The info-graphic had some truth in it indeed. There's a 90% chance that our curious data scientist would be in good mood given its a sunny day. The outcome of this experiment is comforting for our data scientist and calls this a successful experiment. Surfing the Internet, he comes across another piece of information, although not very scientific, raises his curiosity further.

What if .... ?

Now the data scientist wants to know weather his mood had any impact on the weather. What is P(S|G)

P(S|G) = P(G ∩ S)/P(G) = (9/30)/(15/30) = .6

He finds that the probability is slightly higher than random chance. So in other words theres a 60% chance that it will be all nice and sunny if he is in a good mood.

He also realizes that P(G|S) is not equal to P(S|G). So does this mean that weather has a higher impact over his mood than his mood has over the weather.

Note that if we discover that P(A|B) is not equal to P(A), it does not necessarily mean a cause effect relationship. In the example above, the weather and other such external conditions can have a positive effect on human mood and behavior, and this can be said with reference to literature. however it is unlikely that mood has any effect on weather, we do not have any scientific evidence to support this notion.

Here we see that one can only go so far with Frequentist probabilities i.e. counting number of occurrences (frequencies) to work out the probability of an event. Frequentist methods do not allow the experimenter to augment his beliefs or other prior knowledge he has to an experimental design. So the experimenter would be mainly stuck with what he has observed.

Say Hello to Reverend Thomas Bayes

See the P(A) in the equation trying to calculate P(A|B), this is called "The Prior" and let's us add our prior knowledge to a learning process, and is the very foundation of predictive machine learning algorithms.

Our data scientist realizes that he needs to learn a bit of Bayesian reasoning in order to get more meaningful results. And that is exactly what we will discuss in this section. First we need to cover a few topics to fully understand how this simple equation lets you do some serious predictive analysis. Let's do a few exercises next to get a good grip of conditional probability calculations.

Additional Resources

You are strongly advised to visit following links to get an indpeth understanding with examples and proofs for formulas highlighted in this lesson.

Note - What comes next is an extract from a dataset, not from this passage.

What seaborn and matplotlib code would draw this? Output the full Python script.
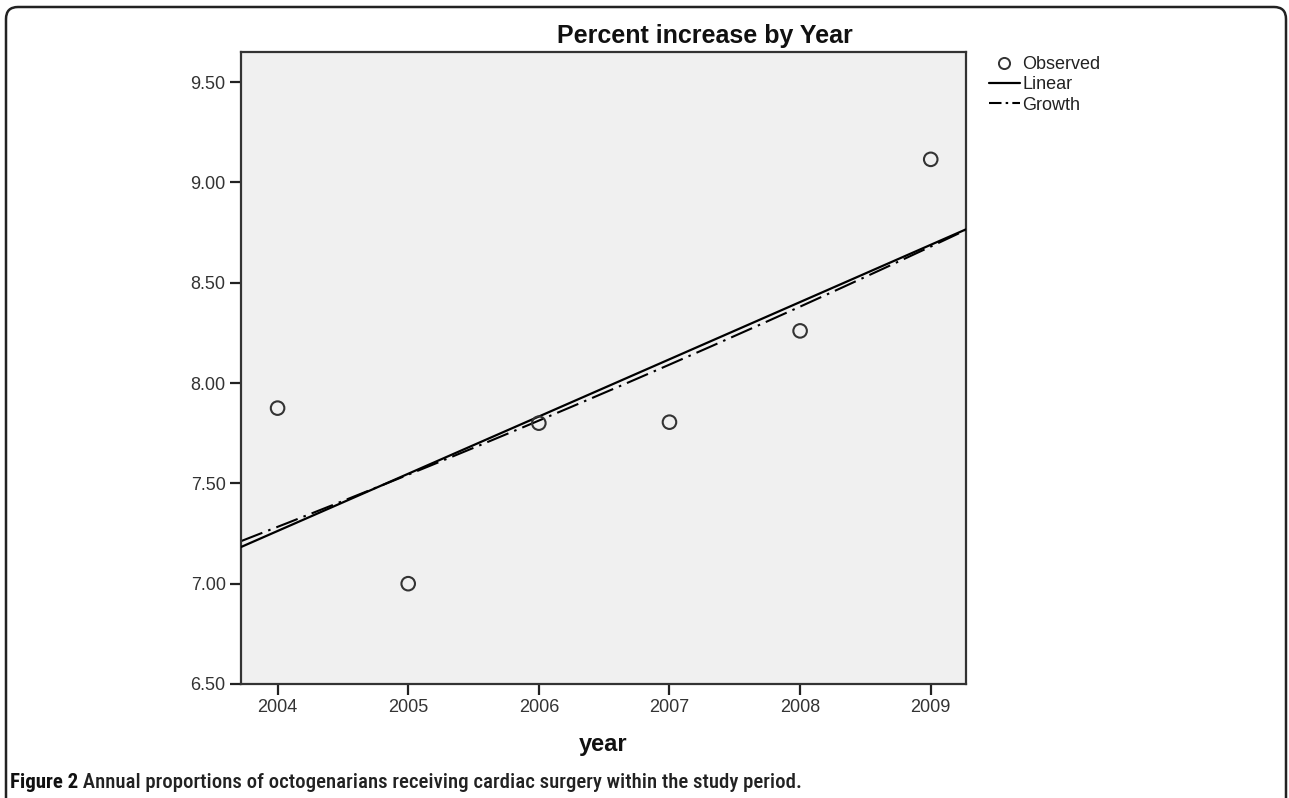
import numpy as np
import pandas as pd
import seaborn as sns
import matplotlib.pyplot as plt
from matplotlib.patches import FancyBboxPatch
from matplotlib.lines import Line2D
from matplotlib.transforms import IdentityTransform

# ---- data ----
years = [2004, 2005, 2006, 2007, 2008, 2009]
percent = [7.875, 7.00, 7.80, 7.805, 8.26, 9.115]
y_ticks = [6.50, 7.00, 7.50, 8.00, 8.50, 9.00, 9.50]
title_text = "Percent increase by Year"
x_label = "year"
legend_labels = ["Observed", "Linear", "Growth"]
caption_bold = "Figure 2"
caption_rest = " Annual proportions of octogenarians receiving cardiac surgery within the study period."

sns.set_theme(style="white")
plt.rcParams['font.family'] = ['Liberation Sans', 'DejaVu Sans']
cap_family = ['Roboto Condensed', 'DejaVu Sans Condensed', 'Liberation Sans Narrow',
              'Liberation Sans', 'DejaVu Sans']

W, H = 1289, 798
fig = plt.figure(figsize=(W / 100, H / 100), dpi=100)
ax = fig.add_axes([241 / W, 1 - 684 / H, (966 - 241) / W, (684 - 52) / H])
ax.set_facecolor('#f0f0f0')
ax.set_xlim(2003.72, 2009.27)
ax.set_ylim(6.5, 9.65)

df = pd.DataFrame({'year': years, 'pct': percent})

# linear fit
sns.regplot(data=df, x='year', y='pct', ax=ax, ci=None, truncate=False,
            scatter=False, line_kws=dict(color='black', lw=1.6, zorder=3))

# growth (exponential) fit
slope, intercept = np.polyfit(df['year'] - 2004, np.log(df['pct']), 1)
xs = np.linspace(*ax.get_xlim(), 200)
growth = pd.DataFrame({'year': xs, 'pct': np.exp(intercept + slope * (xs - 2004))})
sns.lineplot(data=growth, x='year', y='pct', ax=ax, color='black', lw=1.5, zorder=2.5)
ax.lines[-1].set_dashes((11, 3, 1.2, 3))

# observed
sns.scatterplot(data=df, x='year', y='pct', ax=ax, color='none', edgecolor='#333333',
                linewidth=1.5, s=95, zorder=4)

ax.set_xticks(years)
ax.set_xticklabels([str(y) for y in years])
ax.set_yticks(y_ticks)
ax.set_yticklabels([f"{v:.2f}" for v in y_ticks])
ax.tick_params(bottom=True, left=True, direction='out', length=8, width=1.6,
               color='#222222', labelsize=13, labelcolor='#333333', pad=3)
for s in ax.spines.values():
    s.set_color('#333333')
    s.set_linewidth(1.6)
ax.set_ylabel('')
ax.set_xlabel(x_label, fontsize=17, fontweight='bold', color='#111111', labelpad=12)

fig.text(705 / W, 1 - 36 / H, title_text, ha='center', va='center',
         fontsize=18, fontweight='bold', color='#111111')

handles = [
    Line2D([], [], marker='o', ls='none', mfc='none', mec='#333333', mew=1.4, ms=8),
    Line2D([], [], color='black', lw=1.6),
    Line2D([], [], color='black', lw=1.5, dashes=(6, 2, 1.2, 2)),
]
fig.legend(handles, legend_labels, loc='upper left', bbox_to_anchor=(989 / W, 1 - 56 / H),
           frameon=False, fontsize=13, handlelength=1.7, handletextpad=0.15,
           labelspacing=0.18, borderpad=0, borderaxespad=0, labelcolor='#222222')

# outer rounded frame
frame = FancyBboxPatch((6, -30), 1280, 798 - 7 + 30, boxstyle='round,pad=0,rounding_size=12',
                       transform=IdentityTransform(), fill=False, lw=1.8, ec='#222222')
fig.patches.append(frame)

cap = fig.text(10 / W, 1 - 783 / H, caption_bold, ha='left', va='center', fontsize=15,
               fontweight='bold', color='#111111', family=cap_family)
ax.annotate(caption_rest, xy=(1, 0.5), xycoords=cap, ha='left', va='center',
            fontsize=15, fontweight='medium', color='#222222', family=cap_family)

fig.savefig('out.png', dpi=100)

Conditional probability, Independence and Bayes rule - A deeper mathematical explanation around Independence and theorems we have seen above (and some we shall cover in upcoming lessons)

Tree Diagrams - Drawing Tree diagrams to calculate conditional probability

Conditional Probability, Examples and simple exercises - Practice around probability calculations

Conditional probability: A visual explanation - A great little interactive animation to explain how conditional probability works

Summary

In this lesson , we talked about the conditional probabilities in case we have dependent events in our sample space. We looked at the formula to calculate such probabilities with a brief proof. We also looked at an example to see this concept in action. In the upcoming lessons, we shall build further on these ideas towards having a clear understanding of Bayesian Logic and its role in machine learning.